Data segment |
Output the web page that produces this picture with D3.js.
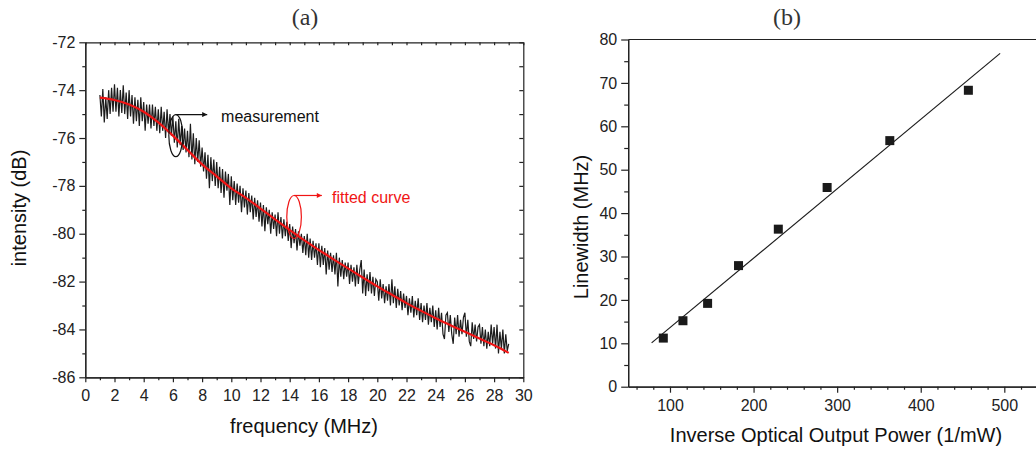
<!DOCTYPE html>
<html>
<head>
<meta charset="utf-8">
<script src="https://cdn.jsdelivr.net/npm/d3@7"></script>
<style>
    body { margin: 0; background: #fff; }
    svg { display: block; font-family: "Liberation Sans", Arial, sans-serif; }
    .axis path, .axis line { stroke: #222; stroke-width: 1.2; }
    .axis text { fill: #222; font-size: 16px; font-family: "Liberation Sans", Arial, sans-serif; }
    .title { font-size: 20px; fill: #111; }
    .panel { font-family: "Liberation Serif", "DejaVu Serif", serif; font-size: 24px; fill: #333; }
</style>
</head>
<body>
<svg id="chart" width="1036" height="450"></svg>
<script>
// ---- panel (a): noise spectrum ----
const freqTicks = [0, 2, 4, 6, 8, 10, 12, 14, 16, 18, 20, 22, 24, 26, 28, 30];
const dbTicks = [-86, -84, -82, -80, -78, -76, -74, -72];

const measStart = 1;
const measStep = 0.1;
const measurement = [
    -74.2, -75.1, -73.95, -75.35, -74.3, -75.2, -74.0, -75.0, -73.9, -74.9,
    -73.75, -74.9, -73.9, -75.1, -74.0, -74.95, -73.8, -75.0, -74.1, -75.2,
    -74.0, -75.1, -74.2, -75.4, -74.3, -75.3, -74.4, -75.5, -74.3, -75.3,
    -74.5, -75.7, -74.6, -75.4, -74.6, -75.6, -74.6, -75.5, -74.7, -75.7,
    -74.8, -75.8, -74.7, -75.7, -74.9, -76.0, -74.8, -75.8, -75.0, -75.9,
    -75.1, -76.2, -75.3, -76.4, -75.2, -76.3, -75.5, -76.5, -75.6, -76.6,
    -75.7, -76.8, -75.4, -76.9, -75.8, -77.1, -76.0, -77.0, -76.1, -77.2,
    -76.4, -77.4, -76.6, -77.7, -76.7, -78.1, -76.8, -77.8, -76.9, -78.0,
    -77.0, -78.1, -77.2, -78.3, -77.3, -78.5, -77.4, -78.2, -77.5, -78.8,
    -77.6, -78.6, -77.8, -78.8, -77.9, -78.7, -78.0, -79.1, -78.1, -78.9,
    -78.2, -79.2, -78.3, -79.1, -78.4, -79.4, -78.5, -79.3, -78.6, -79.5,
    -78.7, -79.7, -78.8, -79.9, -78.9, -79.6, -79.0, -80.0, -79.1, -79.8,
    -79.2, -80.1, -79.1, -80.0, -79.3, -80.2, -79.4, -80.1, -79.5, -80.3,
    -79.6, -80.6, -79.7, -80.4, -79.8, -80.7, -79.9, -80.5, -80.0, -80.8,
    -80.1, -80.9, -80.0, -81.0, -80.2, -81.1, -80.3, -81.0, -80.4, -81.3,
    -80.4, -81.4, -80.5, -81.3, -80.6, -81.7, -80.7, -81.5, -80.8, -81.6,
    -80.9, -81.7, -80.8, -82.2, -81.0, -81.8, -81.1, -81.9, -81.2, -81.8,
    -81.2, -82.1, -81.3, -82.0, -81.4, -82.2, -81.3, -82.1, -81.5, -81.1,
    -82.5, -81.5, -82.6, -81.7, -82.4, -81.6, -82.5, -81.8, -82.6, -81.9,
    -82.0, -82.8, -81.9, -82.7, -82.1, -82.9, -82.2, -82.8, -82.1, -83.0,
    -81.9, -82.9, -82.2, -83.1, -82.3, -83.0, -82.4, -83.2, -82.5, -83.1,
    -82.6, -83.4, -82.7, -83.3, -82.6, -83.5, -82.8, -83.4, -82.7, -83.6,
    -82.9, -83.7, -83.0, -83.6, -82.9, -83.8, -83.1, -83.7, -83.0, -83.9,
    -83.2, -84.0, -83.1, -83.9, -83.3, -84.2, -84.4, -83.4, -83.3, -84.1,
    -83.4, -84.2, -84.6, -83.5, -84.2, -83.4, -84.3, -83.6, -84.2, -83.5,
    -83.3, -84.3, -83.6, -84.5, -84.7, -83.7, -84.4, -83.8, -84.5, -83.9,
    -83.8, -84.6, -83.9, -84.7, -84.0, -84.8, -84.1, -84.7, -83.8, -84.6,
    -83.9, -84.8, -83.8, -85.0, -84.1, -84.8, -84.0, -85.0, -84.2, -84.9,
    -84.6
];

// fitted curve, sampled every 1 MHz
const fitFreq = [1, 2, 3, 4, 5, 6, 7, 8, 9, 10, 11, 12, 13, 14, 15, 16, 17, 18, 19, 20, 21, 22, 23, 24, 25, 26, 27, 28, 29];
const fitDb = [-74.31, -74.41, -74.6, -74.9, -75.35, -75.9, -76.5, -77.1, -77.6, -78.1,
    -78.5, -78.95, -79.4, -79.85, -80.27, -80.68, -81.07, -81.45, -81.83, -82.2,
    -82.55, -82.9, -83.22, -83.53, -83.82, -84.1, -84.38, -84.66, -84.98];

// ---- panel (b): linewidth vs inverse power ----
const powerTicks = [100, 200, 300, 400, 500];
const widthTicks = [0, 10, 20, 30, 40, 50, 60, 70, 80];
const invPower = [92, 115.5, 145, 182, 229.6, 288, 363, 457];
const linewidth = [11.2, 15.2, 19.2, 27.9, 36.3, 45.9, 56.7, 68.3];
const lineFitX = [78, 495];
const lineFitY = [10.1, 76.8];

const svg = d3.select('#chart');
const plain = d => String(d);

function drawPanelA() {
    const x = d3.scaleLinear().domain([0, 30]).range([85.3, 523.3]);
    const y = d3.scaleLinear().domain([-86, -72]).range([377.3, 42.3]);
    const g = svg.append('g');

    const minorX = d3.range(0, 31).filter(v => v % 2 !== 0);
    const minorY = d3.range(-86, -71).filter(v => v % 2 !== 0);

    // frame: top and right with inward ticks
    g.append('g').attr('class', 'axis').attr('transform', `translate(0,${y(-72)})`)
        .call(d3.axisBottom(x).tickValues(d3.range(0, 31)).tickSize(3).tickSizeOuter(0).tickFormat(''));
    g.append('g').attr('class', 'axis').attr('transform', `translate(${x(30)},0)`)
        .call(d3.axisLeft(y).tickValues(d3.range(-86, -71)).tickSize(4).tickSizeOuter(0).tickFormat(''));

    g.append('g').attr('class', 'axis').attr('transform', `translate(0,${y(-86)})`)
        .call(d3.axisBottom(x).tickValues(minorX).tickSize(3).tickSizeOuter(0).tickFormat(''));
    g.append('g').attr('class', 'axis').attr('transform', `translate(0,${y(-86)})`)
        .call(d3.axisBottom(x).tickValues(freqTicks).tickSize(5).tickSizeOuter(0).tickPadding(7).tickFormat(plain));

    g.append('g').attr('class', 'axis').attr('transform', `translate(${x(0)},0)`)
        .call(d3.axisLeft(y).tickValues(minorY).tickSize(3).tickSizeOuter(0).tickFormat(''));
    g.append('g').attr('class', 'axis').attr('transform', `translate(${x(0)},0)`)
        .call(d3.axisLeft(y).tickValues(dbTicks).tickSize(6).tickSizeOuter(0).tickPadding(4).tickFormat(plain));

    const meas = measurement.map((v, i) => [measStart + i * measStep, v]);
    g.append('path')
        .datum(meas)
        .attr('fill', 'none')
        .attr('stroke', '#1c1c1c')
        .attr('stroke-width', 1.2)
        .attr('d', d3.line().x(d => x(d[0])).y(d => y(d[1])));

    g.append('path')
        .datum(fitFreq.map((f, i) => [f, fitDb[i]]))
        .attr('fill', 'none')
        .attr('stroke', '#f01414')
        .attr('stroke-width', 2.2)
        .attr('d', d3.line().curve(d3.curveMonotoneX).x(d => x(d[0])).y(d => y(d[1])));

    // annotations
    const defs = svg.append('defs');
    [['arrowK', '#111'], ['arrowR', '#f01414']].forEach(([id, c]) => {
        defs.append('marker').attr('id', id)
            .attr('viewBox', '0 0 10 10').attr('refX', 10).attr('refY', 5)
            .attr('markerWidth', 9).attr('markerHeight', 5).attr('markerUnits', 'userSpaceOnUse')
            .attr('orient', 'auto')
            .append('path').attr('d', 'M0,0L10,5L0,10Z').attr('fill', c);
    });

    const notes = [
        { cx: 6.2, cy: -75.9, rx: 7, ry: 21, tip: 8.35, tx: 9.3, label: 'measurement', color: '#111', marker: 'arrowK', base: 122 },
        { cx: 14.3, cy: -79.3, rx: 7.3, ry: 21.5, tip: 16.2, tx: 16.9, label: 'fitted curve', color: '#f01414', marker: 'arrowR', base: 203 }
    ];
    notes.forEach(n => {
        const top = y(n.cy) - n.ry;
        g.append('ellipse')
            .attr('cx', x(n.cx)).attr('cy', y(n.cy))
            .attr('rx', n.rx).attr('ry', n.ry)
            .attr('fill', 'none').attr('stroke', n.color).attr('stroke-width', 1.2);
        g.append('line')
            .attr('x1', x(n.cx)).attr('y1', top)
            .attr('x2', x(n.tip)).attr('y2', top)
            .attr('stroke', n.color).attr('stroke-width', 1.2)
            .attr('marker-end', `url(#${n.marker})`);
        g.append('text')
            .attr('x', x(n.tx)).attr('y', n.base)
            .attr('fill', n.color).attr('font-size', 16)
            .text(n.label);
    });

    g.append('text').attr('class', 'title')
        .attr('text-anchor', 'middle')
        .attr('transform', 'translate(26,208) rotate(-90)')
        .text('intensity (dB)');
    g.append('text').attr('class', 'title')
        .attr('text-anchor', 'middle')
        .attr('x', 304).attr('y', 433)
        .text('frequency (MHz)');
    g.append('text').attr('class', 'panel')
        .attr('text-anchor', 'middle')
        .attr('x', 305).attr('y', 25)
        .text('(a)');
}

function drawPanelB() {
    const x = d3.scaleLinear().domain([50, 550]).range([628.2, 1046.1]);
    const y = d3.scaleLinear().domain([0, 80]).range([386.7, 39.5]);
    const g = svg.append('g');

    const minorX = d3.range(60, 551, 20).filter(v => v % 100 !== 0);
    const minorY = d3.range(5, 80, 10);

    g.append('line')
        .attr('x1', x(50)).attr('x2', x(550))
        .attr('y1', y(80)).attr('y2', y(80))
        .attr('stroke', '#222').attr('stroke-width', 1.2);

    g.append('g').attr('class', 'axis').attr('transform', `translate(0,${y(0)})`)
        .call(d3.axisBottom(x).tickValues(minorX).tickSize(3).tickSizeOuter(0).tickFormat(''));
    g.append('g').attr('class', 'axis').attr('transform', `translate(0,${y(0)})`)
        .call(d3.axisBottom(x).tickValues(powerTicks).tickSize(6).tickSizeOuter(0).tickPadding(7).tickFormat(plain));

    g.append('g').attr('class', 'axis').attr('transform', `translate(${x(50)},0)`)
        .call(d3.axisLeft(y).tickValues(minorY).tickSize(4).tickSizeOuter(0).tickFormat(''));
    g.append('g').attr('class', 'axis').attr('transform', `translate(${x(50)},0)`)
        .call(d3.axisLeft(y).tickValues(widthTicks).tickSize(7).tickSizeOuter(0).tickPadding(4).tickFormat(plain));

    g.append('line')
        .attr('x1', x(lineFitX[0])).attr('y1', y(lineFitY[0]))
        .attr('x2', x(lineFitX[1])).attr('y2', y(lineFitY[1]))
        .attr('stroke', '#1c1c1c').attr('stroke-width', 1.2);

    const s = 9;
    g.selectAll('.pt')
        .data(invPower.map((p, i) => [p, linewidth[i]]))
        .enter().append('rect')
        .attr('class', 'pt')
        .attr('x', d => x(d[0]) - s / 2)
        .attr('y', d => y(d[1]) - s / 2)
        .attr('width', s).attr('height', s)
        .attr('fill', '#1a1a1a');

    g.append('text').attr('class', 'title')
        .attr('text-anchor', 'middle')
        .attr('transform', 'translate(588,227) rotate(-90)')
        .text('Linewidth (MHz)');
    g.append('text').attr('class', 'title')
        .attr('text-anchor', 'middle')
        .attr('x', 836).attr('y', 442)
        .text('Inverse Optical Output Power (1/mW)');
    g.append('text').attr('class', 'panel')
        .attr('text-anchor', 'middle')
        .attr('x', 787).attr('y', 25)
        .text('(b)');
}

drawPanelA();
drawPanelB();
</script>
</body>
</html>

Written instruction | Pictures are excluded; extract exactly the lines from the start of the data through the line that holds "const dbTicks = [-86, -84, -82, -80, -78, -76, -74, -72];", both ends included.

Correct response |
Output the web page that produces this picture with D3.js.
<!DOCTYPE html>
<html>
<head>
<meta charset="utf-8">
<script src="https://cdn.jsdelivr.net/npm/d3@7"></script>
<style>
    body { margin: 0; background: #fff; }
    svg { display: block; font-family: "Liberation Sans", Arial, sans-serif; }
    .axis path, .axis line { stroke: #222; stroke-width: 1.2; }
    .axis text { fill: #222; font-size: 16px; font-family: "Liberation Sans", Arial, sans-serif; }
    .title { font-size: 20px; fill: #111; }
    .panel { font-family: "Liberation Serif", "DejaVu Serif", serif; font-size: 24px; fill: #333; }
</style>
</head>
<body>
<svg id="chart" width="1036" height="450"></svg>
<script>
// ---- panel (a): noise spectrum ----
const freqTicks = [0, 2, 4, 6, 8, 10, 12, 14, 16, 18, 20, 22, 24, 26, 28, 30];
const dbTicks = [-86, -84, -82, -80, -78, -76, -74, -72];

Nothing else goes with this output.